For more efficient use of grid power, the power factor correction technology has been widely used in the switching power supply technology. In the prior art, it is common practice to insert a power factor correction (PFC) circuit between the diode rectifier bridge and the load of the circuit so that the current drawn from the AC supply is also a sine wave signal and its phase changes with the supply voltage. After inserting the power factor correction circuit, the power factor value can be close to 1.
The implementation of a PFC circuit is shown in FIG. 1, which is applied to a boost converter. The boost converter comprises an inductor L, a switch device S, a freewheeling diode D, an output capacitor Cout and an integrated PFC circuit. The supply voltage Vac serves as an input voltage of the boost converter after passing the diode rectifier bridge, the boost converter converts the input voltage to obtain the output voltage Vout. The PFC circuit comprises an error amplifier U1, a multiplier U2, a comparator U3, an RS flip-flop U4, a driver module U5, and a zero current detection circuit (ZCD) U6. The PFC circuit samples the output voltage Vout and inputs it to the error amplifier U1. One input of the multiplier U2 is the output error feedback signal Verror of the error amplifier U1 and the other input is the divided signal Vin of the supply voltage Vac, so that the output current waveform becomes a sine wave following the supply voltage waveform. A sampling resistor R1 and the external switch device S are connected in series to obtain a switch current signal. When a voltage of the sampling resistor R1 is higher than an output of the multiplier U2, the comparator U3 and the RS flip-flop U4 turn over and turn off the external switch device S by the driver module U5. When the zero current detection circuit U6 detects that the inductor current drops to 0, the external switch device S is turned on. The above control mode realizes the critical conduction mode control through a simple way, which is especially suitable for power factor correction circuit with small and medium power.

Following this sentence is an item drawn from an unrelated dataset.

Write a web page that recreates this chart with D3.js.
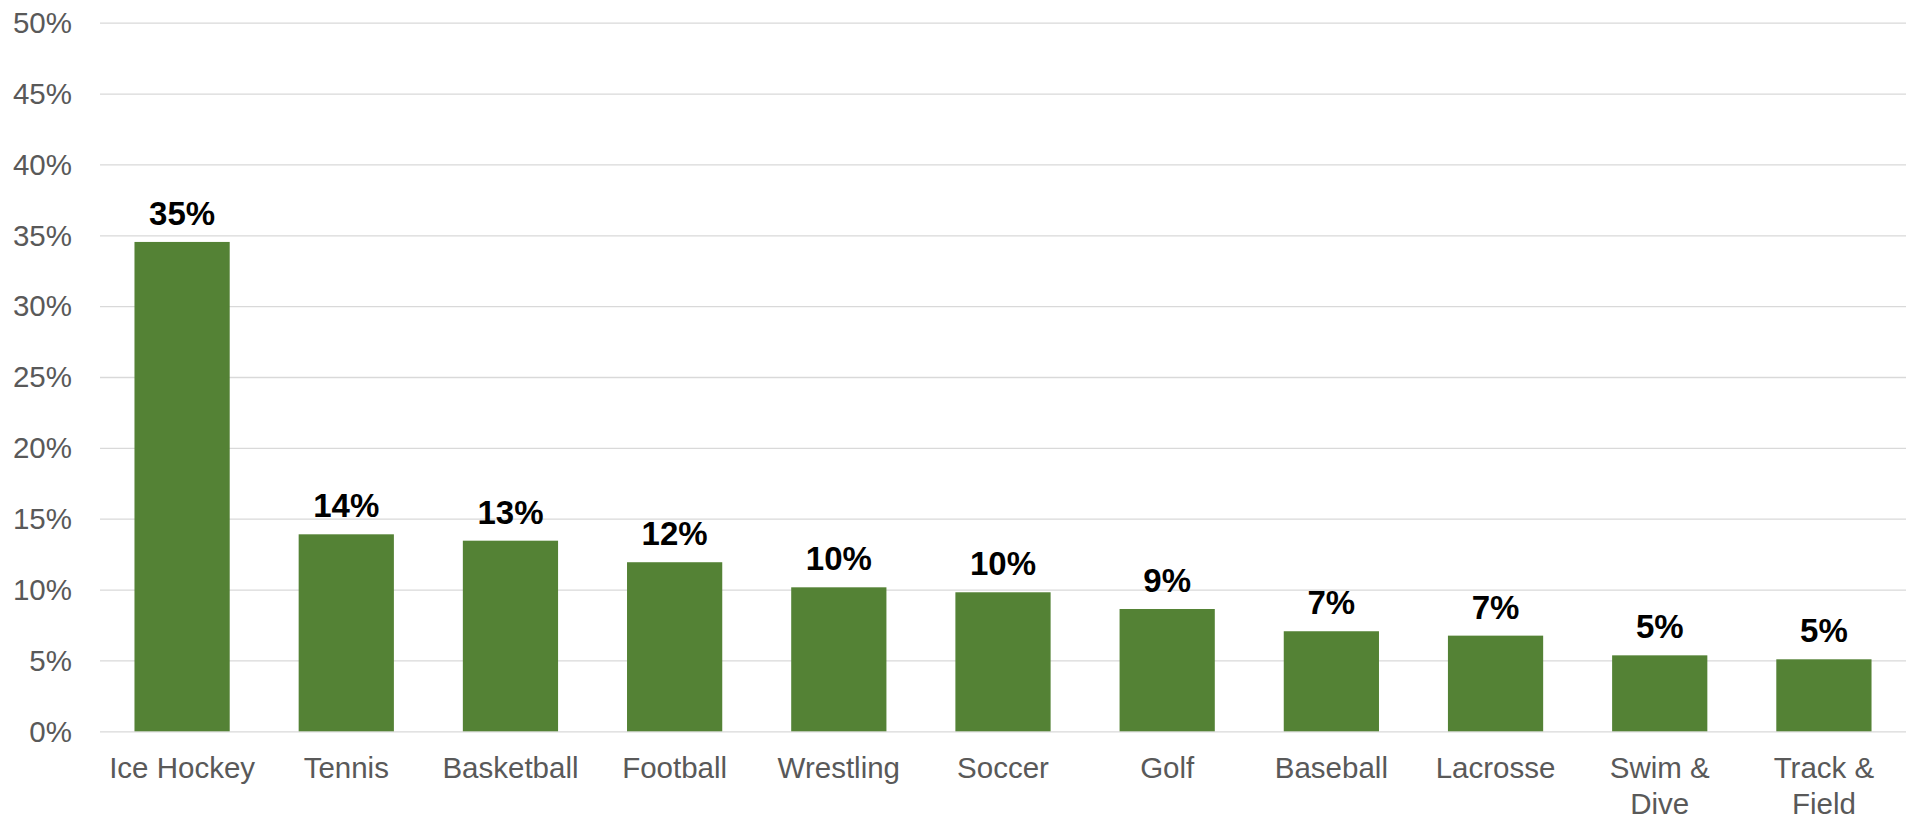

From the standpoint of stability, the open-loop gain (Gloop) of the PFC circuit is proportional to the square of the supply voltage Vac, the load (Rload) and the gain (K) of the multiplier, which is:Gloop=Vac2×Rlaod×K  (1)
In the above PFC circuit, the loop gain is equal to the open-loop gain (Gloop). Since the loop gain is a single-pole system, the unity-gain bandwidth increases as the loop gain increases, which may cause instability of the circuit.
In view of the above problem, one solution is to use a non-linear multiplier, that is, to reduce the gain of the multiplier correspondingly when the input voltage increases, thereby approximately maintaining a constant loop gain. However, the solution has disadvantages of sacrificing the performance of the multiplier and increasing the distortion and non-linearity, which may reduce the power factor correction effect of the PFC circuit.
Another solution to this problem is to introduce a voltage feed-forward circuit that compensates for changes in gain by voltage feed-forward. Specifically, to obtain a peak voltage of the input voltage, the peak voltage is input to the multiplier for operation after passing a 1/V2 circuit, so that the loop gain can be made independent of the input voltage. The solution maintains the linearity of the multiplier, so a better power factor correction effect can be obtained.
In the prior art, a voltage feed-forward circuit is implemented as shown in FIG. 2, which uses an external resistor Rff and an external capacitor Cff to form a peak voltage holding circuit. When the input voltage Vin changes rapidly, the internal charge circuit would rapidly charge the external capacitor Cff. When the input voltage Vin is rapidly reduced, the detection module U7 would turn on the switching transistor M2 to quickly discharge charges on the external capacitor Cff to achieve fast follow-up of changes in the input voltage. The disadvantage of the voltage feed-forward circuit in FIG. 2 is that an additional PIN is required to connect the external resistor Rff and the external capacitor Cff. In addition, the values of the external capacitor Cff and the external resistor Rff are compromised, for example, if the external capacitor Cff values too low, there would be a greater ripple on the external capacitor Cff, thereby affecting the output of the multiplier, increasing the distortion, and reducing the power factor correction effect. If the external capacitor Cff values too high, the response is slowed down, which needs longer time to set the correct voltage feed-forward value, thereby causing larger over-voltage or under-voltage in the output voltage.
Therefore, providing a technical proposal to further improve these defects becomes an urgent issue at present.